Net neutrality is one of the most polarizing issues surrounding global internet regulations. The Federal Communications Commission, or FCC, voted 3-2 to repeal Obama era net neutrality rules on December 14. But what is net neutrality, and why should you care?

To begin, it is important to define net neutrality so everyone understands what the term means. Net neutrality is the idea that no internet provider shall throttle (slow down) or block any specific traffic or give preferential treatment to any specific traffic.

On February 26, 2015 the leadership of the FCC voted that the internet is a public utility and will be held to the standards of net neutrality. But what does that mean for each of us, and the companies that bring the internet to our homes and offices?

How Internet Networks Operate

If you click on any link on the internet, your internet provider and the networks they use should try to give that content to you equally fast. For typical website viewing, checking email, reading blogs, and visiting quality sites like Investopedia, there is no serious debate about blocking traffic in the United States.

Where the problem comes in is when internet users want to watch bandwidth heavy content, such as Google’s YouTube (GOOG), Netflix (NFLX), or other streaming video. Contrary to popular conception, the internet is not a magical cloud, it is built up of physical servers, wires, switches, and infrastructure spread around the world. There are underground fiber optic cables connecting every major city and running under the ocean between city pairs like New York and London, Washington DC and Paris, and Los Angeles and Tokyo (with a hop in Honolulu along the way).

These fiber optic cables cost billions of dollars to build out, and they have a fixed capacity. When the networks were built during the Dot Com Bubble at the turn of the century, few people had any idea that we would be changing from downloading 3MB MP3 songs to 3GB high definition video files. Over the last decade or so, the fiber optic cables have filled up.

Peering and Network Providers

The companies who own the cables are your ISPs, companies like Comcast (CMCSA), CenturyLink (CTL), AT&T (T), and Verizon (VZ), and Tier 1 and Tier 2 network providers, including Level 3 Communications (LVLT) and Cogent (CCOI). Some ISPs, such as AT&T, are also Tier 1 network providers. You pay your ISP to connect you to the big backbone networks like Level 3, who carry internet traffic long distances. Your ISP is called a “last mile” provider and brings the internet traffic from the big network to your home.

Here is where the conflict lies. Companies like Google and Netflix are paying Level 3 and Cogent to carry traffic to your city, and you are paying the last mile provider to get the data into your home. When people were just reading and sending emails, a concept called peering was used. Peering agreements state that because traffic sent between the two networks was about the same both directions, neither network had to pay the other. This is how the telephone network operates.

What Net Neutrality Means

Now, thanks to the consumer demand for video, peering agreements have become out of balance. And, because those fiber optic cables and routers are so expensive, these companies are spending billions of dollars upgrading their networks.
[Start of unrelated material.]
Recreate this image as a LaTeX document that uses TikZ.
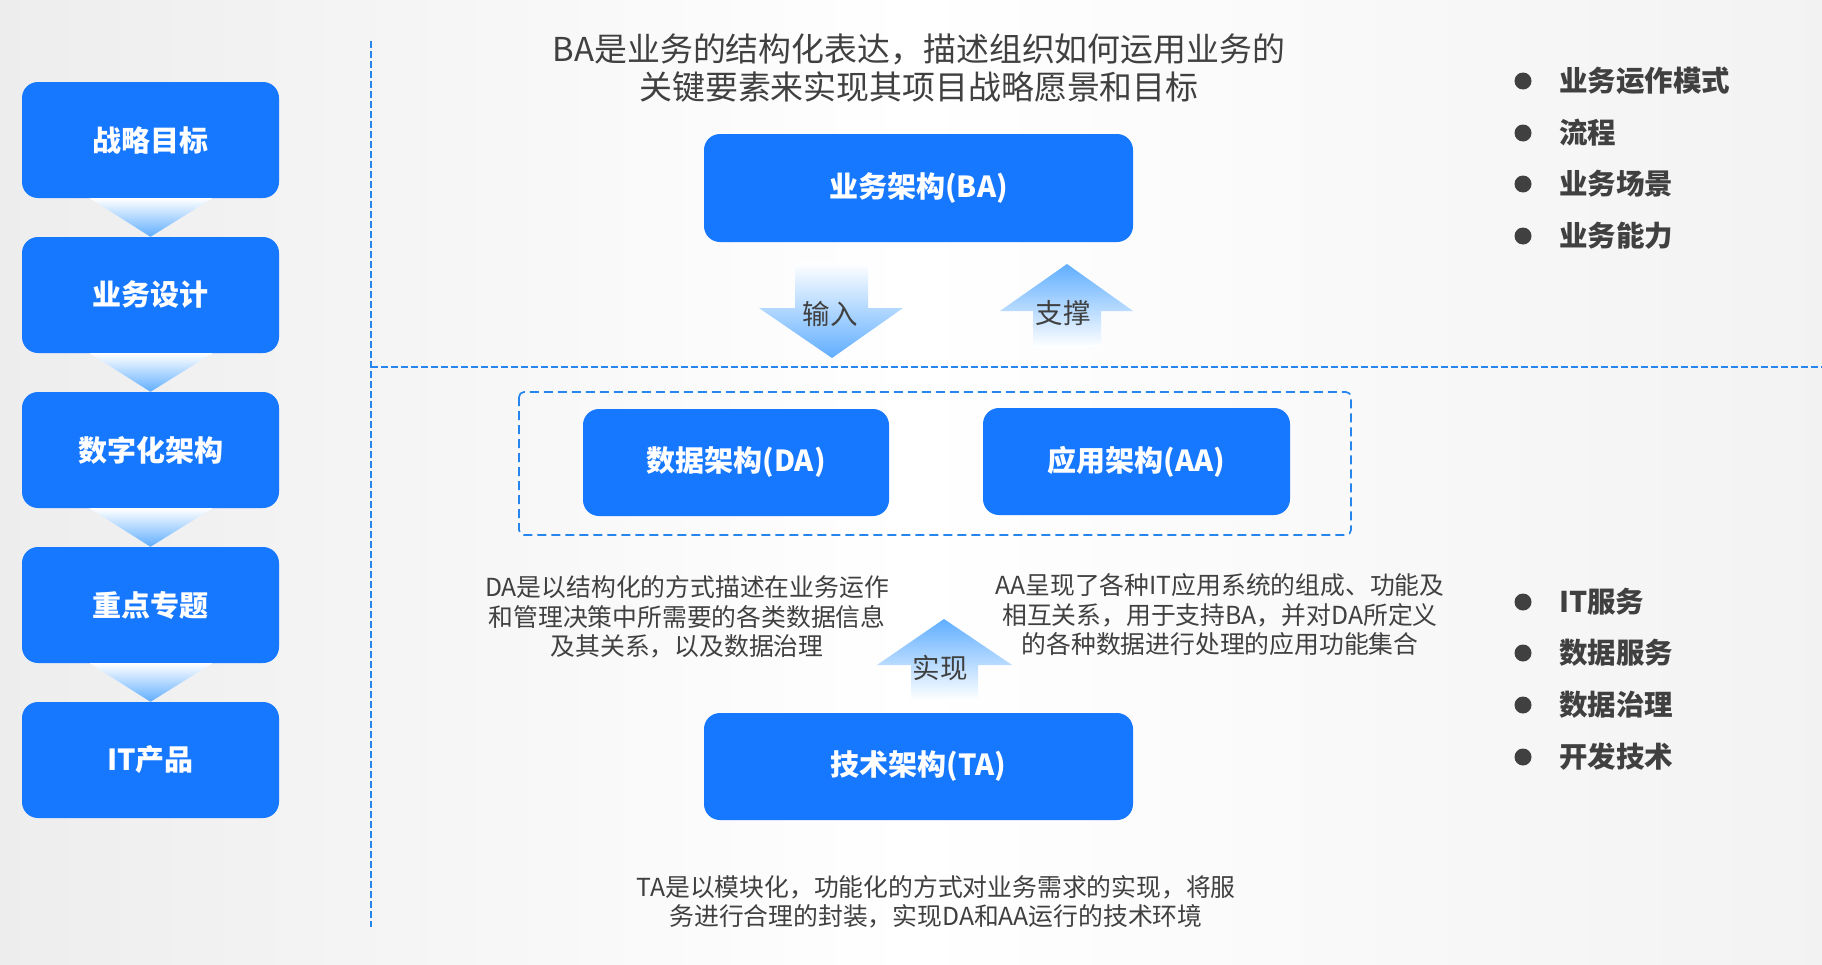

The ISPs say that companies like Netflix, or the transit network they are using like Level 3, should have to pay money to Comcast to help offset their upgrade costs. The content companies and Tier 1 and Tier 2 network providers say that they are only sending the content because the ISP customer clicked on it, and that the ISPs should have to pay their own upgrade costs.

Net neutrality does not tell the businesses who has to pay for what, but it does say that ISPs can’t give preferential treatment to any specific traffic. Before the FCC implemented net neutrality, Comcast could have said that they are slowing down Netflix and giving priority to a Comcast owned streaming service. Now they have to give Netflix, and every other video, audio, and webpage on the internet, the exact same treatment.

The Bottom Line

As an internet end user, net neutrality is clearly in your best interest. You pay your ISP a lot of money each month, and when you click on a link, you want it to work. You do not want your ISP to slow down your traffic, that'd be really lame. But that is about to change as the FCC does away with the current net neutrality rules.

Who does that help? As an ISP, net neutrality is a very expensive proposition. It means networks will have to be upgraded to keep those videos coming fast and buffer free, and somebody has to pay for it. Upgrading the internet infrastructure is expensive either way, but now it is clear that each network has to pay its own way and cannot charge tolls to content providers and the networks that bring their traffic.

With the repeal of the net neutrality rules internet companies will now have more power to design differential pricing structures as well as prioritize different traffic types of traffic. This move by the FCC is likely to face legal hurdles.